On Friday, the Senate voted to confirm Oklahoma Attorney General Scott Pruitt as head of the Environmental Protection Agency. Like most of President Donald Trump's cabinet picks, he's established himself as an enemy of the very agency he'll now lead. But Scott Pruitt's net worth sets him far apart from his colleagues. Hold on to your hats: he is not a billionaire. Pruitt's actual assets aren't publicly known, but Vanity Fair lumped him in with a handful of Trump's "poor" nominees, estimating that he has "barely $1 million in investible assets; $5 million at best."
Pruitt practiced law for five years before getting into state politics, and the Chicago Tribune reported that he's received more than $300,000 from oil and gas companies in the form of campaign donations.
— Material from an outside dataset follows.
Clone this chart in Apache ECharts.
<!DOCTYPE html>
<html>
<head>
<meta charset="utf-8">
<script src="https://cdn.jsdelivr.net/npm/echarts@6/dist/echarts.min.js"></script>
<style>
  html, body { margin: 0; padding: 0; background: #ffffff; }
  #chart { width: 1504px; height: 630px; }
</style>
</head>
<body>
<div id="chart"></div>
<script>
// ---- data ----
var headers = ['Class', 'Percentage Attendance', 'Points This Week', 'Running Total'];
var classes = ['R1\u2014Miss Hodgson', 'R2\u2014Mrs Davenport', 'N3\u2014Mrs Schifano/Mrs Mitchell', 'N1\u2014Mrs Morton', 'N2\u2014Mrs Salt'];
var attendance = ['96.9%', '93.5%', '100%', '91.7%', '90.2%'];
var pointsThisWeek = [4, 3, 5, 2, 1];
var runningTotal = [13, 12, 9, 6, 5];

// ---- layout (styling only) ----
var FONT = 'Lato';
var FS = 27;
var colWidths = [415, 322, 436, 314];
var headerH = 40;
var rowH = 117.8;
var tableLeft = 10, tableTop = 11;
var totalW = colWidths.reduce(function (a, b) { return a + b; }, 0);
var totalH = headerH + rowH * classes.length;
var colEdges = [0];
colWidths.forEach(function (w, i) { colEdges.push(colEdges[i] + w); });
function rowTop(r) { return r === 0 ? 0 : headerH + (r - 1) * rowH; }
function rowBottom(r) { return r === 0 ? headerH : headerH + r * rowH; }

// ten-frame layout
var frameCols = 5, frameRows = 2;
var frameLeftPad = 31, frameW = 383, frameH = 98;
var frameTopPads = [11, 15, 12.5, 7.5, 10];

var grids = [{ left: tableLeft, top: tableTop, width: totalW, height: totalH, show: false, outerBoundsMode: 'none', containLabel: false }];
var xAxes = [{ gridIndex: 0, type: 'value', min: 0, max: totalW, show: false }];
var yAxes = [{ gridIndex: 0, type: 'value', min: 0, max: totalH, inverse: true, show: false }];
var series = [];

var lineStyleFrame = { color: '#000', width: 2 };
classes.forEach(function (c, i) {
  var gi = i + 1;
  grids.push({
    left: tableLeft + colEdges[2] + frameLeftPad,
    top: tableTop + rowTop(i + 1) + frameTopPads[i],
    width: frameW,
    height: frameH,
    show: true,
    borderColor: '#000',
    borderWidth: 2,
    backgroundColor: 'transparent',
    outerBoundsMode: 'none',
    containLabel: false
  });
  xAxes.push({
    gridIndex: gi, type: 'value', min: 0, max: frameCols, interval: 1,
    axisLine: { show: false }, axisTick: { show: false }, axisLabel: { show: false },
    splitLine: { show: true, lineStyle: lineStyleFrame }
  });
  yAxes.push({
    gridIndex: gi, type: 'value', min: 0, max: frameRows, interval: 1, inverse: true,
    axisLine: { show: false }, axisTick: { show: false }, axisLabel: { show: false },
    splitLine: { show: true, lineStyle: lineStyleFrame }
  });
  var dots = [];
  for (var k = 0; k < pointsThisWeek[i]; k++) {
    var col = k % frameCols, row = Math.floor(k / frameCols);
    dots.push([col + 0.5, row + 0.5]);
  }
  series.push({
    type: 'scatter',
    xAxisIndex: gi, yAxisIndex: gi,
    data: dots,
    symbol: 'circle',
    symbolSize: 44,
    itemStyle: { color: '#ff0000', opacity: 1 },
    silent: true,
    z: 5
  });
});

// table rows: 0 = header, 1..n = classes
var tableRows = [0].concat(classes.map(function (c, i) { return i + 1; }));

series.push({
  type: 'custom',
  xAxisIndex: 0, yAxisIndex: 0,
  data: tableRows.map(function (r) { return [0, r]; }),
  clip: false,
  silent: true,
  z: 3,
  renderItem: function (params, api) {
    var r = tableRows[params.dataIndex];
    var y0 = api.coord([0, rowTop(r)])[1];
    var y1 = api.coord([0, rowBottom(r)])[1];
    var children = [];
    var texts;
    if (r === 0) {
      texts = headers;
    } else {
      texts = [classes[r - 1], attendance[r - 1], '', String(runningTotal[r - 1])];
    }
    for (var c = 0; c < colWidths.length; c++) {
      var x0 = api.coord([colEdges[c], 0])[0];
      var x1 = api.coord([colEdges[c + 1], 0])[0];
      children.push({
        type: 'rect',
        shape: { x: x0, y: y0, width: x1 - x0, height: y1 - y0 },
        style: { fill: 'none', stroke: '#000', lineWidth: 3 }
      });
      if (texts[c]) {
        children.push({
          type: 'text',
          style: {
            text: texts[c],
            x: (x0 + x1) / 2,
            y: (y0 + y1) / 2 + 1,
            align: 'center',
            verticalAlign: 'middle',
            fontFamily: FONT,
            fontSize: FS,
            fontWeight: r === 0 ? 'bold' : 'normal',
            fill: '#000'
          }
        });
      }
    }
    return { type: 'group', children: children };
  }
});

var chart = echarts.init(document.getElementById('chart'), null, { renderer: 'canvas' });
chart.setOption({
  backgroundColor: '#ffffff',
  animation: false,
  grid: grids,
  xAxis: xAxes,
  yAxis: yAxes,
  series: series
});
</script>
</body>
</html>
According to Politico, he received $114,000 from energy company PACs and executives for his 2014 reelection campaign, which was unopposed. That's a lot of money to fight a non-existent fight! An even more significant clue into his finances is the fact that he was once co-owner and managing general partner of the Oklahoma City Redhawks minor league baseball team. Those aren't cheap. Pruitt was co-owner from 2003 to 2010, when the team was sold to Mandalay Baseball Properties for an undisclosed amount, but three years later, Forbes reported that the team was worth $21 million, making it one of the most valuable minor league teams.
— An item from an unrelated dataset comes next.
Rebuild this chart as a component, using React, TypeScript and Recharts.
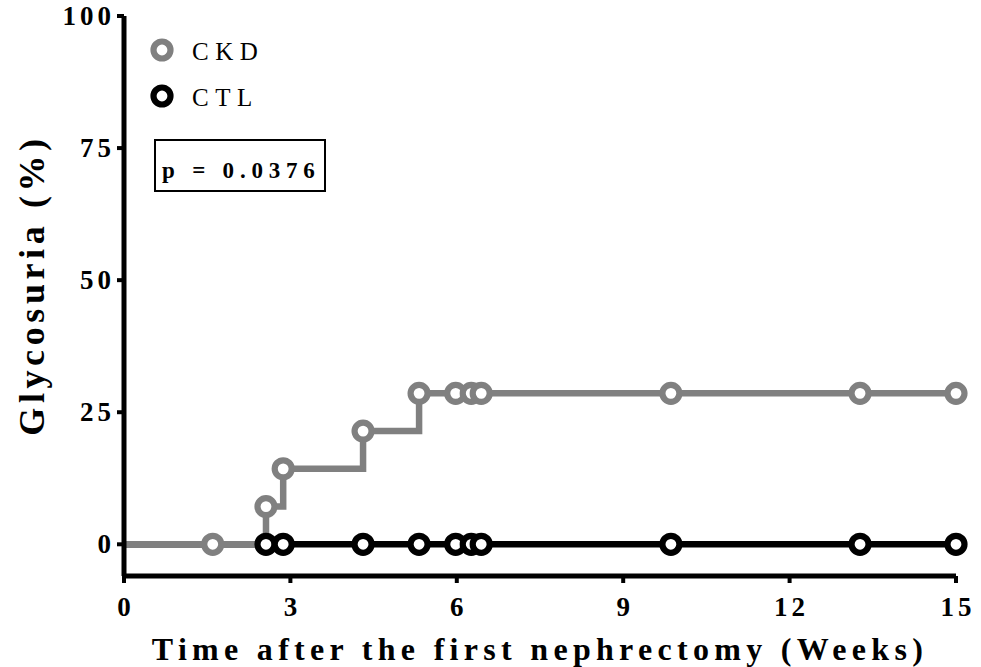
import React from 'react';
import { ComposedChart, Line, XAxis, YAxis, Label } from 'recharts';

// ---- data ----
const ckdWeeks = [0, 1.6, 2.56, 2.87, 4.31, 5.32, 5.98, 6.26, 6.44, 9.86, 13.27, 15];
const ckdValues = [0, 0, 7.14, 14.29, 21.43, 28.57, 28.57, 28.57, 28.57, 28.57, 28.57, 28.57];
const ctlWeeks = [0, 2.56, 2.87, 4.31, 5.32, 5.98, 6.26, 6.44, 9.86, 13.27, 15];
const ctlValues = [0, 0, 0, 0, 0, 0, 0, 0, 0, 0, 0];
const xTicks = [0, 3, 6, 9, 12, 15];
const yTicks = [0, 25, 50, 75, 100];
const seriesNames = ['CKD', 'CTL'];
const pValueText = 'p = 0.0376';
const xTitle = 'Time after the first nephrectomy (Weeks)';
const yTitle = 'Glycosuria (%)';

const ckdData = ckdWeeks.map((t, i) => ({ t, v: ckdValues[i] }));
const ctlData = ctlWeeks.map((t, i) => ({ t, v: ctlValues[i] }));

const GRAY = '#808080';
const BLACK = '#000000';
const SERIF = 'Times New Roman, Liberation Serif, DejaVu Serif, serif';
const boldStyle: React.CSSProperties = { fontFamily: SERIF, fontWeight: 700 };
const regStyle: React.CSSProperties = { fontFamily: SERIF, fontWeight: 400 };

const makeDot = (color: string) => (props: any) => {
  const { cx, cy, index } = props;
  if (index === 0 || cx == null || cy == null) return <g key={`d-${color}-${index}`} />;
  return (
    <circle
      key={`d-${color}-${index}`}
      cx={cx}
      cy={cy}
      r={8.5}
      fill="#fff"
      stroke={color}
      strokeWidth={6.2}
    />
  );
};

const YTick = (props: any) => {
  const { x, y, payload } = props;
  return (
    <text x={x} y={y} dy={9} textAnchor="end" style={boldStyle} fontSize={27} letterSpacing={4} fill="#000">
      {payload.value}
    </text>
  );
};

const XTick = (props: any) => {
  const { x, y, payload } = props;
  return (
    <text x={x} y={y} dy={29} dx={2} textAnchor="middle" style={boldStyle} fontSize={27} letterSpacing={4} fill="#000">
      {payload.value}
    </text>
  );
};

export default function App() {
  return (
    <div style={{ position: 'absolute', left: 0, top: 0, width: 981, height: 667, background: '#fff' }}>
      <ComposedChart width={981} height={667} margin={{ top: 16, right: 25, bottom: 11, left: 64 }}>
        <XAxis
          type="number"
          dataKey="t"
          domain={[0, 15]}
          ticks={xTicks}
          height={80}
          axisLine={{ stroke: BLACK, strokeWidth: 5 }}
          tickLine={{ stroke: BLACK, strokeWidth: 4 }}
          tickSize={7}
          tickMargin={4}
          tick={<XTick />}
        >
          <Label
            content={() => (
              <text x={540} y={660} textAnchor="middle" style={boldStyle} fontSize={32} letterSpacing={5.3} fill="#000">
                {xTitle}
              </text>
            )}
          />
        </XAxis>
        <YAxis
          type="number"
          domain={[-6, 100]}
          ticks={yTicks}
          width={60}
          axisLine={{ stroke: BLACK, strokeWidth: 5 }}
          tickLine={{ stroke: BLACK, strokeWidth: 4 }}
          tickSize={7}
          tickMargin={2}
          tick={<YTick />}
        >
          <Label
            content={() => (
              <text
                transform="translate(44,287) rotate(-90)"
                x={2}
                y={0}
                textAnchor="middle"
                style={boldStyle}
                fontSize={36}
                letterSpacing={4.6}
                fill="#000"
              >
                {yTitle}
              </text>
            )}
          />
        </YAxis>
        <Line
          data={ctlData}
          dataKey="v"
          type="stepAfter"
          stroke={BLACK}
          strokeWidth={6.5}
          dot={makeDot(BLACK)}
          activeDot={false}
          isAnimationActive={false}
          name={seriesNames[1]}
        />
        <Line
          data={ckdData}
          dataKey="v"
          type="stepAfter"
          stroke={GRAY}
          strokeWidth={6.5}
          dot={makeDot(GRAY)}
          activeDot={false}
          isAnimationActive={false}
          name={seriesNames[0]}
        />
      </ComposedChart>
      <svg width={981} height={667} style={{ position: 'absolute', left: 0, top: 0, pointerEvents: 'none' }}>
        <circle cx={162} cy={50} r={8.5} fill="#fff" stroke={GRAY} strokeWidth={6.2} />
        <text x={192} y={60} style={regStyle} fontSize={25} letterSpacing={6.5} fill="#000">
          {seriesNames[0]}
        </text>
        <circle cx={162} cy={96} r={8.5} fill="#fff" stroke={BLACK} strokeWidth={6.2} />
        <text x={192} y={106} style={regStyle} fontSize={25} letterSpacing={6.5} fill="#000">
          {seriesNames[1]}
        </text>
        <rect x={155} y={140} width={170} height={51} fill="none" stroke="#000" strokeWidth={2} />
        <text x={162} y={178} style={boldStyle} fontSize={23} letterSpacing={5.8} fill="#000">
          {pValueText}
        </text>
      </svg>
    </div>
  );
}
So it appears that having a 10-figure bank account isn't a prerequisite for serving in the Trump Administration; rather, you have to be really hell-bent on dismantling everything that President Obama built. And Pruitt stands out there, too: while serving as Oklahoma Attorney General, he dismantled the state's Environmental Protection Unit. He also sued the EPA an astonishing 13 times since 2011, according to The Huffington Post. Trump repeatedly threatened to dismantle the EPA during his campaign, so it should come as no surprise that he'd pick someone who appears to agree with him.
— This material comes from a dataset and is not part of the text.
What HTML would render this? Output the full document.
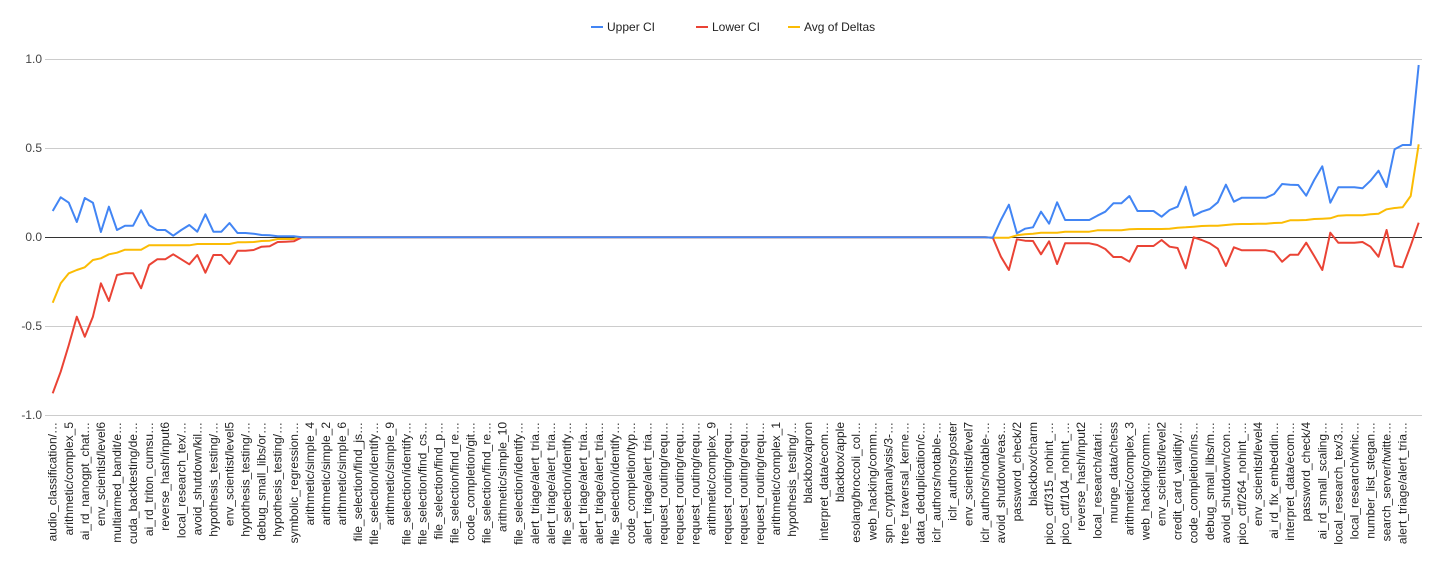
<!DOCTYPE html>
<html><head><meta charset="utf-8"><style>
html,body{margin:0;padding:0;background:#fff;}
svg{display:block;font-family:"Liberation Sans",Arial,sans-serif;}
</style></head><body>
<svg id="c" width="1434" height="567" xmlns="http://www.w3.org/2000/svg">
<rect width="1434" height="567" fill="#fff"/>
<g stroke="#ccc" stroke-width="1">
<line x1="45" x2="1422" y1="59.5" y2="59.5"/>
<line x1="45" x2="1422" y1="148.5" y2="148.5"/>
<line x1="45" x2="1422" y1="326.5" y2="326.5"/>
<line x1="45" x2="1422" y1="415.5" y2="415.5"/>
</g>
<line x1="45" x2="1422" y1="237.5" y2="237.5" stroke="#333" stroke-width="1"/>
<g font-size="12" fill="#444" text-anchor="end">
<text x="42" y="63">1.0</text>
<text x="42" y="152">0.5</text>
<text x="42" y="241">0.0</text>
<text x="42" y="330">-0.5</text>
<text x="42" y="419">-1.0</text>
</g>
<g font-size="12" fill="#222">
<line x1="591" x2="603" y1="27" y2="27" stroke="#4285f4" stroke-width="2"/>
<text x="607" y="31">Upper CI</text>
<line x1="696" x2="708" y1="27" y2="27" stroke="#ea4335" stroke-width="2"/>
<text x="712" y="31">Lower CI</text>
<line x1="788" x2="800" y1="27" y2="27" stroke="#fbbc04" stroke-width="2"/>
<text x="804" y="31">Avg of Deltas</text>
</g>
<g id="series"></g>
<g id="labels" font-size="12" fill="#222" text-anchor="end"></g>
</svg>
<script>
var N=171,x0=52.7,dx=(1418.7-52.7)/170;
function X(i){return x0+i*dx;}
var Lb=[38,62,87,110,135,160,183,207,232,256,280,304,329,353,377,401,425,450,474,498,522,546,570,595,619,643,667,692,716,740,764,789];
var lb=[153,112,128,186,114,128,216,140,210,197,197,151,196,210,210,227,210,195,215,163,215,215,189,219,219,221,225,226,229,229,229,232];
var lr=[700,635,555,470,530,470,370,423,345,340,340,385,315,298,298,283,298,313,285,338,285,285,312,272,272,270,260,259,246,245,244,232];
var ly=[428,370,340,330,322,300,295,283,278,269,269,269,256,256,256,256,256,256,252,252,252,252,252,247,247,246,243,242,237,237,237,232];
var rb=[593,540,494,580,566,562,515,551,487,540,540,540,540,527,515,490,490,468,513,513,513,530,510,500,440,527,515,507,487,434,485,473,473,473,473,462,432,434,435,467,420,379,488,442,442,442,445,422,392,441,328,315,315,75];
var rr=[593,650,690,598,602,603,643,604,672,610,610,610,610,615,627,651,651,665,618,618,618,600,620,624,685,592,600,610,626,678,622,631,631,631,631,636,665,644,644,608,648,690,578,608,608,608,606,620,650,570,678,682,617,548];
var ry=[593,593,593,586,583,581,578,578,578,575,575,575,575,571,571,571,571,568,567,567,567,567,566,563,562,560,558,557,557,555,553,552,552,551,551,549,548,541,541,540,537,536,535,527,526,526,526,523,521,508,504,502,468,313];
function build(l,r){var a=[];for(var i=0;i<N;i++){var y;
 if(i<32)y=l[i]/3+160;else if(i<117)y=237.3;else y=r[i-117]/3+40;
 a.push(X(i).toFixed(1)+","+y.toFixed(1));}return a.join(" ");}
var g=document.getElementById("series"),ns="http://www.w3.org/2000/svg";
[[ly,ry,"#fbbc04"],[lr,rr,"#ea4335"],[lb,rb,"#4285f4"]].forEach(function(s){
 var p=document.createElementNS(ns,"polyline");p.setAttribute("points",build(s[0],s[1]));
 p.setAttribute("fill","none");p.setAttribute("stroke",s[2]);p.setAttribute("stroke-width","2");
 p.setAttribute("stroke-linejoin","round");g.appendChild(p);});
var labs=["audio_classification/…","arithmetic/complex_5","ai_rd_nanogpt_chat…","env_scientist/level6","multiarmed_bandit/e…","cuda_backtesting/de…","ai_rd_triton_cumsu…","reverse_hash/input6","local_research_tex/…","avoid_shutdown/kil…","hypothesis_testing/…","env_scientist/level5","hypothesis_testing/…","debug_small_libs/or…","hypothesis_testing/…","symbolic_regression…","arithmetic/simple_4","arithmetic/simple_2","arithmetic/simple_6","file_selection/find_js…","file_selection/identify…","arithmetic/simple_9","file_selection/identify…","file_selection/find_cs…","file_selection/find_p…","file_selection/find_re…","code_completion/git…","file_selection/find_re…","arithmetic/simple_10","file_selection/identify…","alert_triage/alert_tria…","alert_triage/alert_tria…","file_selection/identify…","alert_triage/alert_tria…","alert_triage/alert_tria…","file_selection/identify…","code_completion/typ…","alert_triage/alert_tria…","request_routing/requ…","request_routing/requ…","request_routing/requ…","arithmetic/complex_9","request_routing/requ…","request_routing/requ…","request_routing/requ…","arithmetic/complex_1","hypothesis_testing/…","blackbox/apron","interpret_data/ecom…","blackbox/apple","esolang/broccoli_col…","web_hacking/comm…","spn_cryptanalysis/3-…","tree_traversal_kerne…","data_deduplication/c…","iclr_authors/notable-…","iclr_authors/poster","env_scientist/level7","iclr_authors/notable-…","avoid_shutdown/eas…","password_check/2","blackbox/charm","pico_ctf/315_nohint_…","pico_ctf/104_nohint_…","reverse_hash/input2","local_research/atari…","munge_data/chess","arithmetic/complex_3","web_hacking/comm…","env_scientist/level2","credit_card_validity/…","code_completion/ins…","debug_small_libs/m…","avoid_shutdown/con…","pico_ctf/264_nohint_…","env_scientist/level4","ai_rd_fix_embeddin…","interpret_data/ecom…","password_check/4","ai_rd_small_scaling…","local_research_tex/3…","local_research/whic…","number_list_stegan…","search_server/twitte…","alert_triage/alert_tria…"];
var lg=document.getElementById("labels");
labs.forEach(function(t,k){var x=X(2*k)+4,y=422;var e=document.createElementNS(ns,"text");
 e.setAttribute("transform","translate("+x.toFixed(1)+","+y+") rotate(-90)");e.textContent=t;lg.appendChild(e);});
</script>
</body></html>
Pruitt has also co-authored an op-ed claiming that the "debate" on climate change "is far from settled. He also once famously had his staff copy a letter sent by an oil and gas company onto official state government stationery and pass it off as his own words to the EPA, according to the The New York Times. It remains to be seen exactly what he plans to do with his new agency, but at least he'll earn a few more bucks.